== Short exercise ==
Across the entries below, how many lines contain the word "script"? Give the number alone.

------------------------------------------------

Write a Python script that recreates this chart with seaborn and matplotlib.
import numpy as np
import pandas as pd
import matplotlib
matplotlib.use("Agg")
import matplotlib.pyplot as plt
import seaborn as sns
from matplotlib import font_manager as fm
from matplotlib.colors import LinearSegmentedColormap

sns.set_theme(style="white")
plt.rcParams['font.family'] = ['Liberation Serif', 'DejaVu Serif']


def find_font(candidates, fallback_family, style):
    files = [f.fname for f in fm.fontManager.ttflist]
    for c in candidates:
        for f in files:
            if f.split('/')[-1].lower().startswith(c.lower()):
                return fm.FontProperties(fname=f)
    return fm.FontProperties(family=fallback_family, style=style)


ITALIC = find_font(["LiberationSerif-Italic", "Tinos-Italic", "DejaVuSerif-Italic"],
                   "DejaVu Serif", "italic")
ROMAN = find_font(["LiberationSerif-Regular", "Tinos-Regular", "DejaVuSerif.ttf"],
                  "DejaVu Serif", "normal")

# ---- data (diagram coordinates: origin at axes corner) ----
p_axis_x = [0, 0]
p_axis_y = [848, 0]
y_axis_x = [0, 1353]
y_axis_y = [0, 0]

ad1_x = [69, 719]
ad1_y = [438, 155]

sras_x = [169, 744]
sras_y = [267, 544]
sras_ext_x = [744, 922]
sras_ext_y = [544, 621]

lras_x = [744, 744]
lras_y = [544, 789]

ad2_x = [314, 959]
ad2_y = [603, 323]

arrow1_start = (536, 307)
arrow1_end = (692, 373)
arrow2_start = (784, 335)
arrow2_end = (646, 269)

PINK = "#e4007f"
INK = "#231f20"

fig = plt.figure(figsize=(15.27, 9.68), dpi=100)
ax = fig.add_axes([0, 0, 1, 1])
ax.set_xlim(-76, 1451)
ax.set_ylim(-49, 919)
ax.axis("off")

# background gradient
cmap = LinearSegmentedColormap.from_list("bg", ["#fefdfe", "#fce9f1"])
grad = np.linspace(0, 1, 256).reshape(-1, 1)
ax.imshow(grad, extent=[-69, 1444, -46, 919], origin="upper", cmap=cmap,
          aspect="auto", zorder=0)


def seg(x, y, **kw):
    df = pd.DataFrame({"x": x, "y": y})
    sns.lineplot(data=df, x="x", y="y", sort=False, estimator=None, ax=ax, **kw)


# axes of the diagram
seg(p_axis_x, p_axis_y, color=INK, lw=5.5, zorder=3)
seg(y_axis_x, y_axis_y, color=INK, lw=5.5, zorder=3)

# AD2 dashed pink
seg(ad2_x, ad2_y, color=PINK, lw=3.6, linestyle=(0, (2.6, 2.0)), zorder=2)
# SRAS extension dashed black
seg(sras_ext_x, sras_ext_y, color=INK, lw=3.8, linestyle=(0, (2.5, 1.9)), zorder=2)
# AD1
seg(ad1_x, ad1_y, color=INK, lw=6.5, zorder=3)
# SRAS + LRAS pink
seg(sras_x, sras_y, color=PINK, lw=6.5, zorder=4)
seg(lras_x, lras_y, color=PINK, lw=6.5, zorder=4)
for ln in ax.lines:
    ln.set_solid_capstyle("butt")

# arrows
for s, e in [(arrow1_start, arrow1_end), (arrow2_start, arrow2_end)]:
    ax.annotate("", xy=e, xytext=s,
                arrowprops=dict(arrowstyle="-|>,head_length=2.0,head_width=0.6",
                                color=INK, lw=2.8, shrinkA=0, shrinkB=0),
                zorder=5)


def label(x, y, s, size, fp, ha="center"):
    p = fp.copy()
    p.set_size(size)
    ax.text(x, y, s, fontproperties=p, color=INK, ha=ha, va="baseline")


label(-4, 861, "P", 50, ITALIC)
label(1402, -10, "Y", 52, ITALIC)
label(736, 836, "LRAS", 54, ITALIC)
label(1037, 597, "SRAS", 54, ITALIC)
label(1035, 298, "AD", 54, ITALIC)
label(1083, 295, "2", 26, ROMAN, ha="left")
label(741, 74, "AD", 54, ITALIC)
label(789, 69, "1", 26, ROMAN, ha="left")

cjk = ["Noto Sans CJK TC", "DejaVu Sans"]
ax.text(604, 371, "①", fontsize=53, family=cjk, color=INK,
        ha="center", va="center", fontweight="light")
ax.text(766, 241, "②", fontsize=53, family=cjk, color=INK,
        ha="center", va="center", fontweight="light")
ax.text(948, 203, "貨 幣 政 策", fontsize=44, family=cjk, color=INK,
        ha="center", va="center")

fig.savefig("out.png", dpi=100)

------------------------------------------------

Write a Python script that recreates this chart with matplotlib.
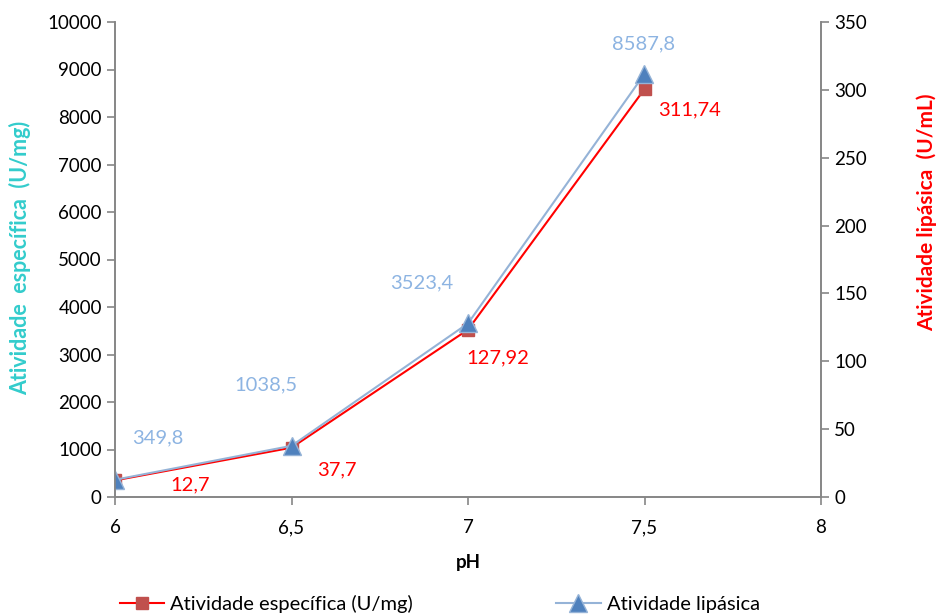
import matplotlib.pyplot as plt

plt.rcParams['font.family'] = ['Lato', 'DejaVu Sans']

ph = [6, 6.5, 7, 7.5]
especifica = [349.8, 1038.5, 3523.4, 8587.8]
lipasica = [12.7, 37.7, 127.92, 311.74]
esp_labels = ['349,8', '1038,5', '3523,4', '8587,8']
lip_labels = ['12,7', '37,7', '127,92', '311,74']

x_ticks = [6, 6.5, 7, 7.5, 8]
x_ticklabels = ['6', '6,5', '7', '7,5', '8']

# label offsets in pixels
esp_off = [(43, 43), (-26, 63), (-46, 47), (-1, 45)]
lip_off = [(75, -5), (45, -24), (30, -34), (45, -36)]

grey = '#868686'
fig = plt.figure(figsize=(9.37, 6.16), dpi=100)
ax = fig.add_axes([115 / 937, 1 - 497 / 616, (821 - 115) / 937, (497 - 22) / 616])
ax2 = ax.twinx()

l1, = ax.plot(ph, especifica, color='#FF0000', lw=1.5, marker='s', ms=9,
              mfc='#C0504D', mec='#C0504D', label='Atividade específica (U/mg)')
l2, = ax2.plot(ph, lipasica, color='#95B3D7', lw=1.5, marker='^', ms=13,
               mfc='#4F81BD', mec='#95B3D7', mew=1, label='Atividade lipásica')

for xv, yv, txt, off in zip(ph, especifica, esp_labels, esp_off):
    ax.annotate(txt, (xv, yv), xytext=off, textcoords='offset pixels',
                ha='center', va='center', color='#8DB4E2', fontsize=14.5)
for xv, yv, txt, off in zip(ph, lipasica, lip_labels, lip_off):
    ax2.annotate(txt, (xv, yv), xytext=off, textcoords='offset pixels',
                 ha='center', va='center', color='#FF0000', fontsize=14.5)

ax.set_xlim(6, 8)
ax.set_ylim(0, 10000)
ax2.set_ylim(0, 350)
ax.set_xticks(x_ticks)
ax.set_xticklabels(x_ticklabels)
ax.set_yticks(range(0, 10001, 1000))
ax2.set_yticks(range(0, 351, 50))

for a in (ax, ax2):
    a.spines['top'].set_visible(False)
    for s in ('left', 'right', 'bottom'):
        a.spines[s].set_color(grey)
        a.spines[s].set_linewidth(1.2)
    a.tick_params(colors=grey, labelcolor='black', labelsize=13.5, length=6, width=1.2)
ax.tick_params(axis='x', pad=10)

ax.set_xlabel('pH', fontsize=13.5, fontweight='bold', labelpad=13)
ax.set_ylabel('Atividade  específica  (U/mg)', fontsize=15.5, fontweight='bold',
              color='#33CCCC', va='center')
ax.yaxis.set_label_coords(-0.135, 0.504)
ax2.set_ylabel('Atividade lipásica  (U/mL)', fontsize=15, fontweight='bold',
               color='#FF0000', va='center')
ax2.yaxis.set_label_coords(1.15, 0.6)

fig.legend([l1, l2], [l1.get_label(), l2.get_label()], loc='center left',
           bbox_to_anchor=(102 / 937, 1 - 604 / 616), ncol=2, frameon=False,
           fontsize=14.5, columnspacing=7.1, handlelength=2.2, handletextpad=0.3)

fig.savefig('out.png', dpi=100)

------------------------------------------------

== Written reply ==
2